As of the Closing Date, the fair value of the indemnification obligation, which includes defense costs and unasserted claims, was approximately $385 million, of which approximately $256 million was recognized as a reduction to the gain on sale of Morgan Keegan. The fair value was determined through the use of a present value calculation that takes into account the future cash flows that a market participant would expect to receive from holding the indemnification liability as an asset. Regions performed a probability-weighted cash flow analysis and discounted the result at a credit-adjusted risk free rate. The fair value of the indemnification liability includes amounts that Regions had previously determined meet the definition of probable and reasonably estimable. Adjustments to the indemnification obligation are recorded within professional and legal expenses within discontinued operations (see Note 3). As of December 31, 2015, the carrying value of the indemnification obligation was approximately $77 million.
VISA INDEMNIFICATION
As a member of the Visa USA network, Regions, along with other members, indemnified Visa USA against litigation. On October 3, 2007, Visa USA was restructured and acquired several Visa affiliates. In conjunction with this restructuring, Regions' indemnification of Visa USA was modified to cover specific litigation (“covered litigation”).
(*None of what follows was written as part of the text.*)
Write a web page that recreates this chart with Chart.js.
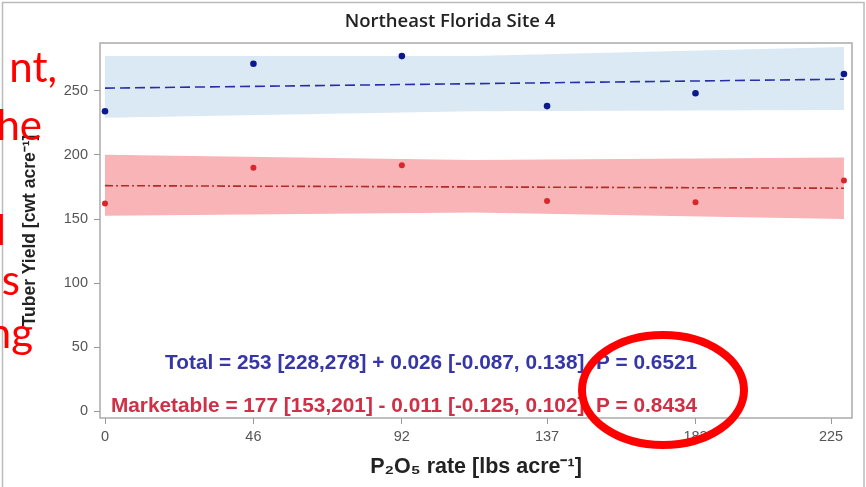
<!DOCTYPE html>
<html>
<head>
<meta charset="utf-8">
<script src="https://cdn.jsdelivr.net/npm/chart.js@4/dist/chart.umd.min.js"></script>
<style>
  body { margin: 0; background: #fff; }
  #wrap { width: 866px; height: 487px; position: relative; }
</style>
</head>
<body>
<div id="wrap"><canvas id="chartCanvas" width="866" height="487"></canvas></div>
<script>
// Datos
var rates = [0, 46, 92, 137, 183, 229];
var totalYield = [234, 271, 277, 238, 248, 263];
var marketableYield = [162, 190, 192, 164, 163, 180];

// Rectas de regresión
var fitX = [0, 229];
var totalFit = [252, 259];
var marketableFit = [176, 174];

// Bandas de confianza
var bandX = [0, 114, 229];
var totalUpper = [277, 277, 284];
var totalLower = [229, 234, 235];
var marketableUpper = [200, 196, 198];
var marketableLower = [152.5, 155, 150];

// Marcas de los ejes
var xTicks = [0, 46, 92, 137, 183, 225];
var yTicks = [0, 50, 100, 150, 200, 250];

var chartTitle = "Northeast Florida Site 4";
var totalText = "Total = 253 [228,278] + 0.026 [-0.087, 0.138]  P = 0.6521";
var marketableText = "Marketable = 177 [153,201] - 0.011 [-0.125, 0.102]  P = 0.8434";

// Texto de la diapositiva que queda a la izquierda
var slideWords = ["nt,", "he", "l", "s", "ing"];

function puntos(xs, ys) {
  return xs.map(function (x, i) { return { x: x, y: ys[i] }; });
}

var chartCanvas = document.getElementById("chartCanvas");
var ctx = chartCanvas.getContext("2d");

var extras = {
  id: "extras",
  beforeDatasetsDraw: function (chart) {
    var c = chart.ctx;
    c.save();
    c.font = "600 18.5px 'Open Sans'";
    c.fillStyle = "#222";
    c.textAlign = "center";
    c.textBaseline = "middle";
    c.fillText(chartTitle, 450, 22);
    c.restore();
  },
  afterDatasetsDraw: function (chart) {
    var c = chart.ctx;
    var a = chart.chartArea;
    var xs = chart.scales.x, ys = chart.scales.y;
    c.save();
    // marco del área
    c.strokeStyle = "#aaa";
    c.lineWidth = 1.5;
    c.strokeRect(a.left, a.top, a.right - a.left, a.bottom - a.top);
    // ecuaciones
    c.font = "bold 20.8px 'Liberation Sans'";
    c.textAlign = "right";
    c.textBaseline = "middle";
    c.fillStyle = "#3636a8";
    c.fillText(totalText, xs.getPixelForValue(183.5), ys.getPixelForValue(37.8));
    c.fillStyle = "#cf3045";
    c.fillText(marketableText, xs.getPixelForValue(183.5), ys.getPixelForValue(4.3));
    c.restore();
  },
  afterDraw: function (chart) {
    var c = chart.ctx;
    c.save();
    // borde de la imagen
    c.strokeStyle = "#bbb";
    c.lineWidth = 1.5;
    c.beginPath();
    c.moveTo(2.5, 487); c.lineTo(2.5, 2.5); c.lineTo(864, 2.5); c.lineTo(864, 487);
    c.stroke();
    // texto rojo de la diapositiva
    c.font = "42px Lato";
    c.fillStyle = "#ff0000";
    c.textAlign = "right";
    c.textBaseline = "alphabetic";
    var px = [57, 42, 6, 20, 33];
    var py = [82, 140, 245, 295, 348];
    slideWords.forEach(function (w, i) { c.fillText(w, px[i], py[i]); });
    // círculo rojo
    c.strokeStyle = "#ff0000";
    c.lineWidth = 8;
    c.beginPath();
    c.ellipse(663, 390, 81, 55, 0, 0, Math.PI * 2);
    c.stroke();
    c.restore();
  }
};

var chartConfig = {
  type: "scatter",
  data: {
    datasets: [
      { data: puntos(bandX, totalUpper), showLine: true, fill: "+1", backgroundColor: "#dbe9f5", borderWidth: 0, pointRadius: 0, order: 3 },
      { data: puntos(bandX, totalLower), showLine: true, borderWidth: 0, pointRadius: 0, order: 3 },
      { data: puntos(bandX, marketableUpper), showLine: true, fill: "+1", backgroundColor: "#f8b4b6", borderWidth: 0, pointRadius: 0, order: 3 },
      { data: puntos(bandX, marketableLower), showLine: true, borderWidth: 0, pointRadius: 0, order: 3 },
      { data: puntos(fitX, totalFit), showLine: true, borderColor: "#2a2ea6", borderWidth: 1.6, borderDash: [10, 5], pointRadius: 0, order: 2 },
      { data: puntos(fitX, marketableFit), showLine: true, borderColor: "#b32a2a", borderWidth: 1.6, borderDash: [8, 3, 2, 3], pointRadius: 0, order: 2 },
      { data: puntos(rates, totalYield), backgroundColor: "#0c1a8c", borderWidth: 0, pointRadius: 3.3, order: 1 },
      { data: puntos(rates, marketableYield), backgroundColor: "#d8262b", borderWidth: 0, pointRadius: 3, order: 1 }
    ]
  },
  options: {
    responsive: false,
    animation: false,
    layout: { padding: { top: 43, right: 14, left: 0, bottom: 0 } },
    plugins: { legend: { display: false }, tooltip: { enabled: false }, title: { display: false } },
    scales: {
      x: {
        type: "linear",
        min: -1.55,
        max: 231.5,
        afterFit: function (s) { s.height = 69; },
        afterBuildTicks: function (s) { s.ticks = xTicks.map(function (v) { return { value: v }; }); },
        ticks: { color: "#555", font: { size: 14.5, family: "'Liberation Sans'" }, padding: 4, maxRotation: 0 },
        grid: { drawOnChartArea: false, drawTicks: true, tickLength: 6, color: "#999" },
        border: { display: false },
        title: { display: true, text: "P\u2082O\u2085 rate [lbs acre\u207B\u00B9]", color: "#222", font: { size: 21.5, weight: "bold", family: "'Liberation Sans'" }, padding: { top: 0, bottom: 7 } }
      },
      y: {
        min: -5.1,
        max: 287.2,
        afterFit: function (s) { s.width = 100; },
        afterBuildTicks: function (s) { s.ticks = yTicks.map(function (v) { return { value: v }; }); },
        ticks: { color: "#555", font: { size: 14.5, family: "'Liberation Sans'" }, padding: 6 },
        grid: { drawOnChartArea: false, drawTicks: true, tickLength: 6, color: "#999" },
        border: { display: false },
        title: { display: true, text: "Tuber Yield [cwt acre\u207B\u00B9]", color: "#222", font: { size: 17.5, weight: "bold", family: "'Liberation Sans'" }, padding: { top: 19.5, bottom: 0 } }
      }
    }
  },
  plugins: [extras]
};

var myChart = new Chart(ctx, chartConfig);
</script>
</body>
</html>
A portion of Visa's proceeds from its IPO was put into escrow to fund the covered litigation. To the extent that the amount available under the escrow arrangement, or subsequent fundings of the escrow account resulting from reductions in the class B share conversion ratio, is insufficient to fully resolve the covered litigation, Visa will enforce the indemnification obligations of Visa USA's members for any excess amount. At this time, Regions has concluded that it is not probable that covered litigation exposure will exceed the class B share value.